Data extract:
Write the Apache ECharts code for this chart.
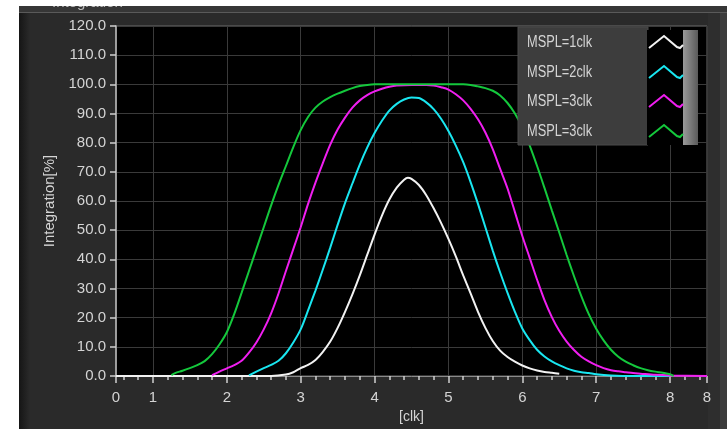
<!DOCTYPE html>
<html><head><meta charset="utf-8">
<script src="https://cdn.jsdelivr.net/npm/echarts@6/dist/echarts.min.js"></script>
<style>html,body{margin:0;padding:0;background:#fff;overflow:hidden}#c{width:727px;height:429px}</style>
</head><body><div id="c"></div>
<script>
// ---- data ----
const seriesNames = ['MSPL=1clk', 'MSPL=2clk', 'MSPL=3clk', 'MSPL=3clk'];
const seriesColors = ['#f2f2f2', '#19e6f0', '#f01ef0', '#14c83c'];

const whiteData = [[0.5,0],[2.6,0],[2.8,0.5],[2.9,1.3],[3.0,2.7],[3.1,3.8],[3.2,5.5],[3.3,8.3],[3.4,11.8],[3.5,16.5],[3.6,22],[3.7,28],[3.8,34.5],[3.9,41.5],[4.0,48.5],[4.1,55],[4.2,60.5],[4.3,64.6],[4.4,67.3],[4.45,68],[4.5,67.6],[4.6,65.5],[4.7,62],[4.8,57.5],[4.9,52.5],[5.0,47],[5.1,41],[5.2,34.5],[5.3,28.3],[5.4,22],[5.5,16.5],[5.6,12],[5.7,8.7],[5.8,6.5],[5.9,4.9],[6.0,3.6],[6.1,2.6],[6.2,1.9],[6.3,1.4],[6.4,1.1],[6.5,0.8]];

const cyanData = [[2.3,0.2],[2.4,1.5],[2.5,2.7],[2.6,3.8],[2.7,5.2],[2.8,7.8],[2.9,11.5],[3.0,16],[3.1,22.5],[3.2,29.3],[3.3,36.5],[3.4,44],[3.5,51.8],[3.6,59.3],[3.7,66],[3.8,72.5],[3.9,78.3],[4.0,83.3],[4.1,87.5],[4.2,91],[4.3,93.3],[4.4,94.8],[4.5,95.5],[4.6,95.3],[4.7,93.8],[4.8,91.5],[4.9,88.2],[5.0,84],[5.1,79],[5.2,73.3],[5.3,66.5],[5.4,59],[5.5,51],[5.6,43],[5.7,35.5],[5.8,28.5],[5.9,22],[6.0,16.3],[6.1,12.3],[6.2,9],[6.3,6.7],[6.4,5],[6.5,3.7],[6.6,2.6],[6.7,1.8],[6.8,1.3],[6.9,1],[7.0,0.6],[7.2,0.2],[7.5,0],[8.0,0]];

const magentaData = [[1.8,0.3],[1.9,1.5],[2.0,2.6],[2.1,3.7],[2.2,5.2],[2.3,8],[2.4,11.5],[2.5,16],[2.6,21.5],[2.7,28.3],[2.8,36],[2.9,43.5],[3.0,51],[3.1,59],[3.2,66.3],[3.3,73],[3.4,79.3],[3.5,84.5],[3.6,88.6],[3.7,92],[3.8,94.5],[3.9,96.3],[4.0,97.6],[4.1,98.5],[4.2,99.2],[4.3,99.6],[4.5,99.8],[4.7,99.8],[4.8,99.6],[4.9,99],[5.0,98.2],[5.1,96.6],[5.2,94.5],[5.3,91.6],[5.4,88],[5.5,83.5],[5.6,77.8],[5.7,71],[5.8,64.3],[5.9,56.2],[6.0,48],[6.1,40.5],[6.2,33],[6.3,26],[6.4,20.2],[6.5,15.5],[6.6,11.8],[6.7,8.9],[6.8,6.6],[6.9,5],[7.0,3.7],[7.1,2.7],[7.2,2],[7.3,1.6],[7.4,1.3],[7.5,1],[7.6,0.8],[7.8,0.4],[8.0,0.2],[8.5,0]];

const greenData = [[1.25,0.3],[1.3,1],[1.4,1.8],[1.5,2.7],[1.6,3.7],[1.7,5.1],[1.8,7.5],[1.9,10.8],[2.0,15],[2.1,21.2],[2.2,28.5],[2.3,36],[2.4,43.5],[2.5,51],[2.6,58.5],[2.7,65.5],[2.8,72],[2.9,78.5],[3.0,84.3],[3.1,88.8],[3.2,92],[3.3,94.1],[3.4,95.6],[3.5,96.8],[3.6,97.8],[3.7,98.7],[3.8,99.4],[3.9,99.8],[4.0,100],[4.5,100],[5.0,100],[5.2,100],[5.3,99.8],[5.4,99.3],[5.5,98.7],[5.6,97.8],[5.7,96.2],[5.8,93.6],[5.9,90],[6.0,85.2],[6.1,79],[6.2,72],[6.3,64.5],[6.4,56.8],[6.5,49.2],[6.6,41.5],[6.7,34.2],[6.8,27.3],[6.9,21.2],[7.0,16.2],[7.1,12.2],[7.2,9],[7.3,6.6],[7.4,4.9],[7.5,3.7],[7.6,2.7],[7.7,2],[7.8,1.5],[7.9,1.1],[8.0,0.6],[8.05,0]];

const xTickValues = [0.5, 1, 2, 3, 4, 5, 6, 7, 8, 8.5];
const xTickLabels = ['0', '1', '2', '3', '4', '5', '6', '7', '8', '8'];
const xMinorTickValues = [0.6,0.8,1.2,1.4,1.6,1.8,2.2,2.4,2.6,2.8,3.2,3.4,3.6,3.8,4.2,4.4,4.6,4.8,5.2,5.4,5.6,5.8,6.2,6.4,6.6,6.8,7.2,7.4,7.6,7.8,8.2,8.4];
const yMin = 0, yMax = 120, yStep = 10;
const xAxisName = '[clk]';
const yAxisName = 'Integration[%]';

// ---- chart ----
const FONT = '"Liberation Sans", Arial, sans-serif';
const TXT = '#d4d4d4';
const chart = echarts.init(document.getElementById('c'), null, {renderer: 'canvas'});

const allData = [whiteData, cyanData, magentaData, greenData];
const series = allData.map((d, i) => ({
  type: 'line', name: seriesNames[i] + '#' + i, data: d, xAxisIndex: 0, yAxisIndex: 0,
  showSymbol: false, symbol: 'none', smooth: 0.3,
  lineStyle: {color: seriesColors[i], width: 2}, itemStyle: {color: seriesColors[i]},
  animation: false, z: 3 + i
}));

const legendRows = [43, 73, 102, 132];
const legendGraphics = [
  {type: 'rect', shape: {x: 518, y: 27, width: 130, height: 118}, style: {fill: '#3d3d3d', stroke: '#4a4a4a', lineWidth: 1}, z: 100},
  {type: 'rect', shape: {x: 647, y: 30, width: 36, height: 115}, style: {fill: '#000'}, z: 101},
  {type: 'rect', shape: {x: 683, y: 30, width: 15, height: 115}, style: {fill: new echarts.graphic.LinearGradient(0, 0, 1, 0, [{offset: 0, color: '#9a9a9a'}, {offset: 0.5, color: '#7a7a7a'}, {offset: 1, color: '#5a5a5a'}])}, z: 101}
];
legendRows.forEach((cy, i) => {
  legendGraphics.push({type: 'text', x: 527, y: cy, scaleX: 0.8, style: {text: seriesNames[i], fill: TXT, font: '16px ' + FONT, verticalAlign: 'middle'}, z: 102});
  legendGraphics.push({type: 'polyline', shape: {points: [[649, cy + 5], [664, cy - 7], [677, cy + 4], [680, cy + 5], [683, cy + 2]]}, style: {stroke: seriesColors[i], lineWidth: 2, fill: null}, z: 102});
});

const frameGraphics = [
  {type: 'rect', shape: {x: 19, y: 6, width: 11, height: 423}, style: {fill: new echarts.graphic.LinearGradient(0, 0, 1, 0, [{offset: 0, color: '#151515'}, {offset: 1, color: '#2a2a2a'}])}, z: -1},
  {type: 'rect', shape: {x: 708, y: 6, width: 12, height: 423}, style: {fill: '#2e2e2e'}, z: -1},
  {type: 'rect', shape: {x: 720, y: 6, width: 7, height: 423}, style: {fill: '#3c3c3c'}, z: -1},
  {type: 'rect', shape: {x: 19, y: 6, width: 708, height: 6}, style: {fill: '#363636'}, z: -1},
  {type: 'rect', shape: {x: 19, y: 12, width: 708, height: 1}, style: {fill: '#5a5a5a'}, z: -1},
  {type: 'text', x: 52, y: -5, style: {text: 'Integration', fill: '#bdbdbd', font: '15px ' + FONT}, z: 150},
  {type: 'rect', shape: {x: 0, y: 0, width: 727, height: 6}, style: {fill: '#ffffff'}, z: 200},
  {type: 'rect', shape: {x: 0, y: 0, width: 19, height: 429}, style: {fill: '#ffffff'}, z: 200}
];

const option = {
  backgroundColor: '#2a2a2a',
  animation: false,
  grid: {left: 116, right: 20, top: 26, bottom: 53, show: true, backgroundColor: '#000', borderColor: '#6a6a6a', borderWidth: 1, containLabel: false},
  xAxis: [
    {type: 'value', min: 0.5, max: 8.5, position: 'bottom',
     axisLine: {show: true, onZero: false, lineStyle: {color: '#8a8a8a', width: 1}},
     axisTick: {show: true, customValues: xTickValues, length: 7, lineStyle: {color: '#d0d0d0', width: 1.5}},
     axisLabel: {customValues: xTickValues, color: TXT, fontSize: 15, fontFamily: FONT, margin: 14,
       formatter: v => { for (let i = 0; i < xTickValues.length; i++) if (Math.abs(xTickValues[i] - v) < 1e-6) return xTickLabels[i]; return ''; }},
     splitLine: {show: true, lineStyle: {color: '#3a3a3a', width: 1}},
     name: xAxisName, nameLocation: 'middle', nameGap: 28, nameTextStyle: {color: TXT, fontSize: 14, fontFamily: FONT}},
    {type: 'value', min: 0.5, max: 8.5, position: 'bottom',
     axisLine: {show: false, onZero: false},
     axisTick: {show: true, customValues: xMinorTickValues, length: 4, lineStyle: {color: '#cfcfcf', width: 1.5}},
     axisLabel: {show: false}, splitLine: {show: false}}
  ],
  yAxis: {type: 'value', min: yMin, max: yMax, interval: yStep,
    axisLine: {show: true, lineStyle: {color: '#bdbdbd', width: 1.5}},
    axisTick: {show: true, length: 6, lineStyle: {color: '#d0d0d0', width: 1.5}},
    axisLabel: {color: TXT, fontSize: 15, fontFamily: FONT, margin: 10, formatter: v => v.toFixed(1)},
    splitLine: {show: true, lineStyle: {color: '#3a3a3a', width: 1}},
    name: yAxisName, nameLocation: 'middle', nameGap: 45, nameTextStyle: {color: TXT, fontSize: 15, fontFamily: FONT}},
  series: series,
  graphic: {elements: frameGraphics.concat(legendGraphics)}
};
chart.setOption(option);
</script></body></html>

Written request: Begin at the first line of the data above and repeat each line exactly, stopping after the line containing "['#f2f2f2', '#19e6f0', '#f01ef0', '#14c83c'];". Omit the pictures.

Exercise answer:
Write the Apache ECharts code for this chart.
<!DOCTYPE html>
<html><head><meta charset="utf-8">
<script src="https://cdn.jsdelivr.net/npm/echarts@6/dist/echarts.min.js"></script>
<style>html,body{margin:0;padding:0;background:#fff;overflow:hidden}#c{width:727px;height:429px}</style>
</head><body><div id="c"></div>
<script>
// ---- data ----
const seriesNames = ['MSPL=1clk', 'MSPL=2clk', 'MSPL=3clk', 'MSPL=3clk'];
const seriesColors = ['#f2f2f2', '#19e6f0', '#f01ef0', '#14c83c'];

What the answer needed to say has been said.